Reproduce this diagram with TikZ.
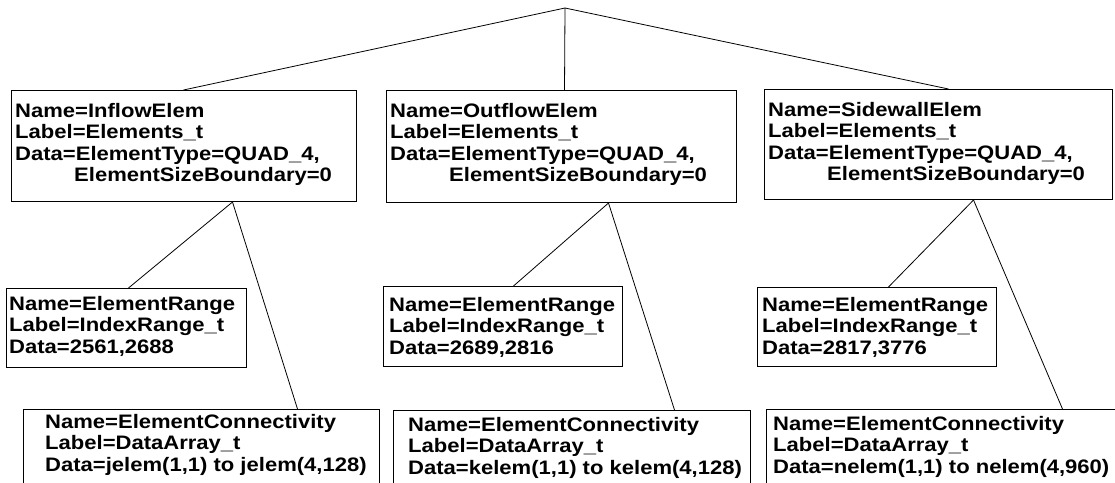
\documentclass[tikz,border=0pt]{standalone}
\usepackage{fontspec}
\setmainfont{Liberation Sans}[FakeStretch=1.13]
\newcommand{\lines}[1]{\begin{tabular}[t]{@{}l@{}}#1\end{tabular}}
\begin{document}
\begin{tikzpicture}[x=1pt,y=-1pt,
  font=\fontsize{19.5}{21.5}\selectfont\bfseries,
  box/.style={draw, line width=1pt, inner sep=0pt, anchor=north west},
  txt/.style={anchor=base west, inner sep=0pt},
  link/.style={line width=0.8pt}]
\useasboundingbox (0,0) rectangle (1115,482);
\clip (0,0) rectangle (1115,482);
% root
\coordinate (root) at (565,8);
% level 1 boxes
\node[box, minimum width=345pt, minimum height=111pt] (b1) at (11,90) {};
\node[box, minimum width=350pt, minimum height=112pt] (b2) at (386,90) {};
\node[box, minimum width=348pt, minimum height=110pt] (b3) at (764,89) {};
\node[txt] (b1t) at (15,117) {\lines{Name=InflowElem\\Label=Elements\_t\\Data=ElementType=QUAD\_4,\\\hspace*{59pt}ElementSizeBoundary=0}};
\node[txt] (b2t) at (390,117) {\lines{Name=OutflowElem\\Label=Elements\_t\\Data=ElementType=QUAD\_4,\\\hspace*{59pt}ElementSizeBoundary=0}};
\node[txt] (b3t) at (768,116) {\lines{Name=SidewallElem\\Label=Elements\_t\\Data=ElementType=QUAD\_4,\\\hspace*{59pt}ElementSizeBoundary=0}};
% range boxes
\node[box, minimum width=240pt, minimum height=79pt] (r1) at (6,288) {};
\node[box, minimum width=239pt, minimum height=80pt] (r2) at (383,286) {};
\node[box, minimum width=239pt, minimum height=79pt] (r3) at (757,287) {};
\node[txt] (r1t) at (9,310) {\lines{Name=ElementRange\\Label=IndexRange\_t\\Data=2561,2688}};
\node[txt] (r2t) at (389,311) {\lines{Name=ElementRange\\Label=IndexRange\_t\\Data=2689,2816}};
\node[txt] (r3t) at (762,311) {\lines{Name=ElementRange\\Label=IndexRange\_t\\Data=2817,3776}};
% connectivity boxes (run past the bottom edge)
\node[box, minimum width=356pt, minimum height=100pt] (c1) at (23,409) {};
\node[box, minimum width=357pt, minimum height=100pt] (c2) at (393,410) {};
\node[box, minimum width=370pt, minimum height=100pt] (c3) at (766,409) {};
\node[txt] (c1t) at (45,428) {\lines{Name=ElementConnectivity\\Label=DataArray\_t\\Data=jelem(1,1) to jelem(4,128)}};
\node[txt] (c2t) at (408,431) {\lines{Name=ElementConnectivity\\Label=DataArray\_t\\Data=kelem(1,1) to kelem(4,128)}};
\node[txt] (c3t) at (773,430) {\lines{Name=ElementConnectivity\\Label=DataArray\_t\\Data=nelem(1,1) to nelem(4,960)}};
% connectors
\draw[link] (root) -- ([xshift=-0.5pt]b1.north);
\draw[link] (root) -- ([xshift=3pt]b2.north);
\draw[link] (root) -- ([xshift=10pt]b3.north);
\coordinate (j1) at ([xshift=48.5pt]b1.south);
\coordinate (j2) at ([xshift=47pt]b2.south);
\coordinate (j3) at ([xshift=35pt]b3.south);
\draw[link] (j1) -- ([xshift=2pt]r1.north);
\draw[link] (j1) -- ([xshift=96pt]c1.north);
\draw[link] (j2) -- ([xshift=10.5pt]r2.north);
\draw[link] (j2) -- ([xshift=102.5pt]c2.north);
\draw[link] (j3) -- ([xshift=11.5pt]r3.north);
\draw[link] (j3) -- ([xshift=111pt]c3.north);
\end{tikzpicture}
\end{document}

============================================================

◆ SHORT PROBLEM
Every line of text is to be repeated exactly; pictures are left out.

◆ PROBLEM SOLUTION
Reproduce this diagram with TikZ.
\documentclass[tikz,border=0pt]{standalone}
\usepackage{fontspec}
\setmainfont{Liberation Sans}[FakeStretch=1.13]
\newcommand{\lines}[1]{\begin{tabular}[t]{@{}l@{}}#1\end{tabular}}
\begin{document}
\begin{tikzpicture}[x=1pt,y=-1pt,
  font=\fontsize{19.5}{21.5}\selectfont\bfseries,
  box/.style={draw, line width=1pt, inner sep=0pt, anchor=north west},
  txt/.style={anchor=base west, inner sep=0pt},
  link/.style={line width=0.8pt}]
\useasboundingbox (0,0) rectangle (1115,482);
\clip (0,0) rectangle (1115,482);
% root
\coordinate (root) at (565,8);
% level 1 boxes
\node[box, minimum width=345pt, minimum height=111pt] (b1) at (11,90) {};
\node[box, minimum width=350pt, minimum height=112pt] (b2) at (386,90) {};
\node[box, minimum width=348pt, minimum height=110pt] (b3) at (764,89) {};
\node[txt] (b1t) at (15,117) {\lines{Name=InflowElem\\Label=Elements\_t\\Data=ElementType=QUAD\_4,\\\hspace*{59pt}ElementSizeBoundary=0}};
\node[txt] (b2t) at (390,117) {\lines{Name=OutflowElem\\Label=Elements\_t\\Data=ElementType=QUAD\_4,\\\hspace*{59pt}ElementSizeBoundary=0}};
\node[txt] (b3t) at (768,116) {\lines{Name=SidewallElem\\Label=Elements\_t\\Data=ElementType=QUAD\_4,\\\hspace*{59pt}ElementSizeBoundary=0}};
% range boxes
\node[box, minimum width=240pt, minimum height=79pt] (r1) at (6,288) {};
\node[box, minimum width=239pt, minimum height=80pt] (r2) at (383,286) {};
\node[box, minimum width=239pt, minimum height=79pt] (r3) at (757,287) {};
\node[txt] (r1t) at (9,310) {\lines{Name=ElementRange\\Label=IndexRange\_t\\Data=2561,2688}};
\node[txt] (r2t) at (389,311) {\lines{Name=ElementRange\\Label=IndexRange\_t\\Data=2689,2816}};
\node[txt] (r3t) at (762,311) {\lines{Name=ElementRange\\Label=IndexRange\_t\\Data=2817,3776}};
% connectivity boxes (run past the bottom edge)
\node[box, minimum width=356pt, minimum height=100pt] (c1) at (23,409) {};
\node[box, minimum width=357pt, minimum height=100pt] (c2) at (393,410) {};
\node[box, minimum width=370pt, minimum height=100pt] (c3) at (766,409) {};
\node[txt] (c1t) at (45,428) {\lines{Name=ElementConnectivity\\Label=DataArray\_t\\Data=jelem(1,1) to jelem(4,128)}};
\node[txt] (c2t) at (408,431) {\lines{Name=ElementConnectivity\\Label=DataArray\_t\\Data=kelem(1,1) to kelem(4,128)}};
\node[txt] (c3t) at (773,430) {\lines{Name=ElementConnectivity\\Label=DataArray\_t\\Data=nelem(1,1) to nelem(4,960)}};
% connectors
\draw[link] (root) -- ([xshift=-0.5pt]b1.north);
\draw[link] (root) -- ([xshift=3pt]b2.north);
\draw[link] (root) -- ([xshift=10pt]b3.north);
\coordinate (j1) at ([xshift=48.5pt]b1.south);
\coordinate (j2) at ([xshift=47pt]b2.south);
\coordinate (j3) at ([xshift=35pt]b3.south);
\draw[link] (j1) -- ([xshift=2pt]r1.north);
\draw[link] (j1) -- ([xshift=96pt]c1.north);
\draw[link] (j2) -- ([xshift=10.5pt]r2.north);
\draw[link] (j2) -- ([xshift=102.5pt]c2.north);
\draw[link] (j3) -- ([xshift=11.5pt]r3.north);
\draw[link] (j3) -- ([xshift=111pt]c3.north);
\end{tikzpicture}
\end{document}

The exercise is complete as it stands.